The Pratt Street Riot

Following the secession of the Southern states and the bombardment of Fort Sumter, President Abraham Lincoln called for 75,000 men to be raised from the militia of the states in order to put down the rebellion. These troops were to be transported to Washington, D.C., so that they might protect the capital.

"Stones flew thick and fast. Rioters rushed at the soldiers and attempted to snatch their muskets, and at least on two occasions succeeded. With one of these muskets a soldier was killed. Men fell on both sides."
- Baltimore Mayor George Brown

Marylanders were divided in their sympathies. While many disliked the idea of secession, they felt that it was a state's right to secede from the Union if it chose to. Many also felt that Maryland should not permit troops to pass through the state to attack a sister state, and others mistrusted the President's intentions, suspecting that the troops would be used to force Maryland to remain in the Union.


The Riot

Photo of Luther Ladd, who died in the Pratt Street Riot, April 18, 1861
Luther C. Ladd, one of the 6th Massachusetts soldiers to die in Baltimore on April 19, 1861
National Park Service

On April 19, 1861, only five days after the surrender of Fort Sumter, the situation in Baltimore exploded into violence. The 6th Massachusetts Infantry arrived at the President Street Station and began the process of changing trains. The cars were disconnected and pulled by horses down Pratt Street to Camden Station. As the process continued, a crowd gathered and with each moment it became more and more unruly. All but two of the cars had been transferred when the crowd blocked the tracks with timbers and anchors.

The two cars returned to the President Street Station and the soldiers disembarked to the howls and jeers of the mob. The troops then marched back down Pratt Street, led by a man carrying a rebel flag, and followed by the mob. At Gay Street some of the mob began tearing up paving stones and throwing them at the soldiers. Other men were seen brandishing pistols and muskets. Someone fired a shot.
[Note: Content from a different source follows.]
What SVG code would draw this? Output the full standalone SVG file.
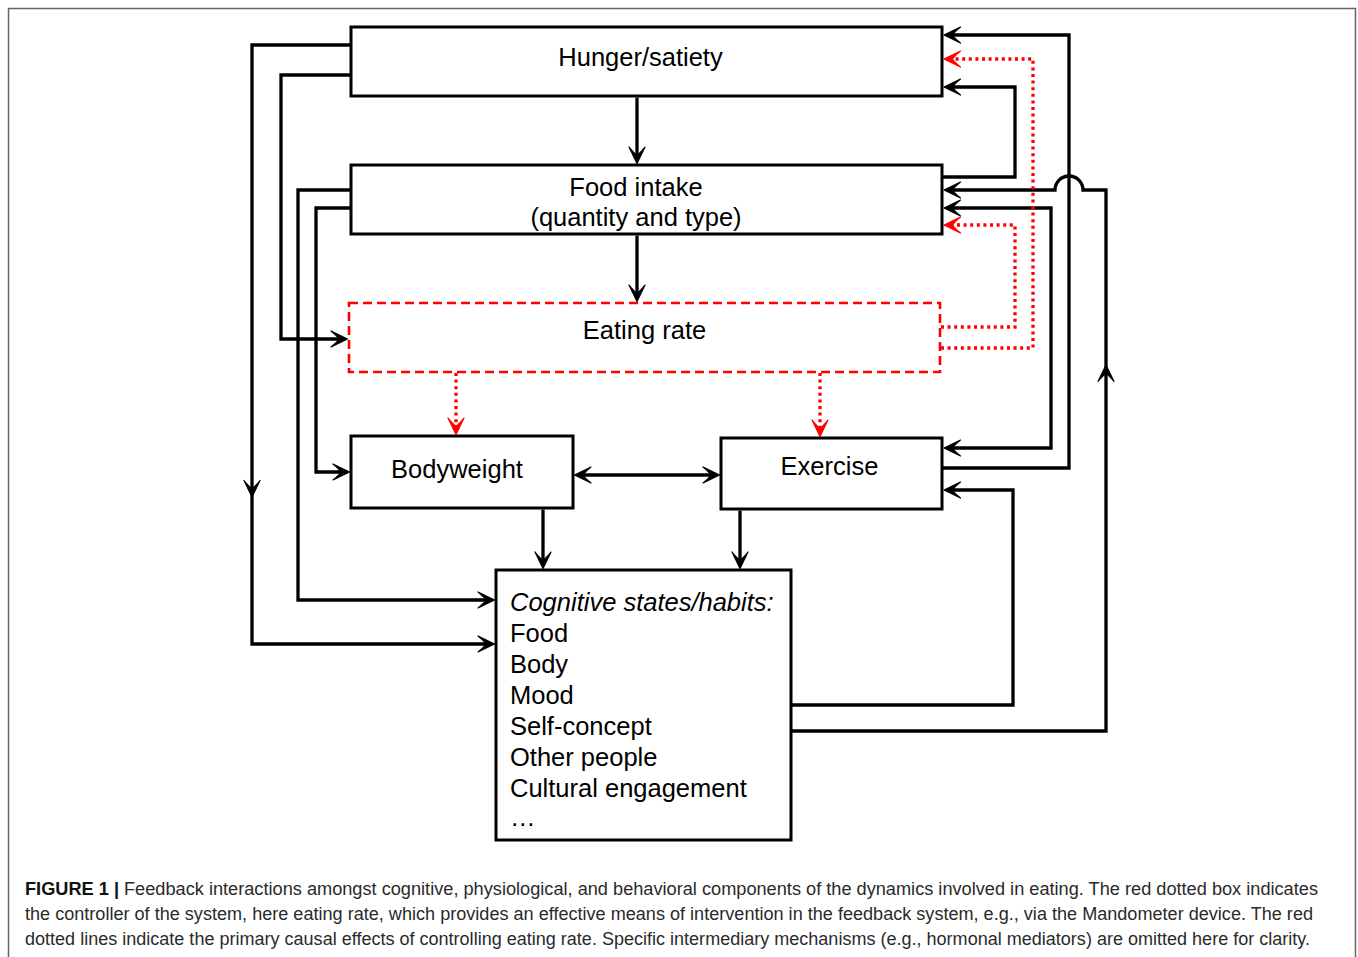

The frightened officers ordered the troops to fire into the crowd. This angered the mob further, and they began to attack the soldiers with considerable ferocity. Citizens threw stones and bricks and fired shots at the soldiers. The soldiers returned the fire. Rioters, soldiers, and innocent bystanders fell dead and wounded. The Mayor bravely attempted to stop the battle without success. Then the police arrived.

George P. Kane, Mashal of Police, put his force between the two groups and escorted the troops to Camden Station, where they boarded the train and left Baltimore. The Pratt Street Riot was over. The riot resulted in the first casualty list of the war. Eight rioters, one innocent bystander and three soldiers were killed, twenty four soldiers and an unknown number of civilians wounded.


The Riot's Effects

Engraving of Fort Federal Hill, which commanded Baltimore's Inner Harbor.
Baltimore's Fort Federal Hill commanded the Inner Harbor.
Enoch Pratt Free Library

Baltimore quickly felt the effects of the riot. The Governor and Mayor called out the militia to prevent further bloodshed. When a threat was made against Fort McHenry, one of the militia units was sent to help the U.S. Army defend it. Knowing that there were secessionists in the militia ranks, the commander of the fort accepted the help on the condition that the militia must remain at least a half mile from the fort or he would fire on them.

In May, less than a month after the riot, Maj. Gen. Benjamin Butler and the 6th Massachusetts Infantry entered the city and built earthworks on Federal Hill. Cannon were placed in the works so that they could be fired on the city. Civilians who had demonstrated secessionist sympathies were arrested and taken to Fort McHenry, where they were held without charge. Major Morris, the commanding officer at Fort McHenry, suspended the Habeas Corpus privileges of those prisoners, and Baltimore fell under military rule.

Finally, in June 1861, the Maryland legislature considered the question of secession, voting against it while stating their Constitutional right to secede if they wished. By that time, however, the Old Line was an occupied state, and the choice of secession no longer truly existed.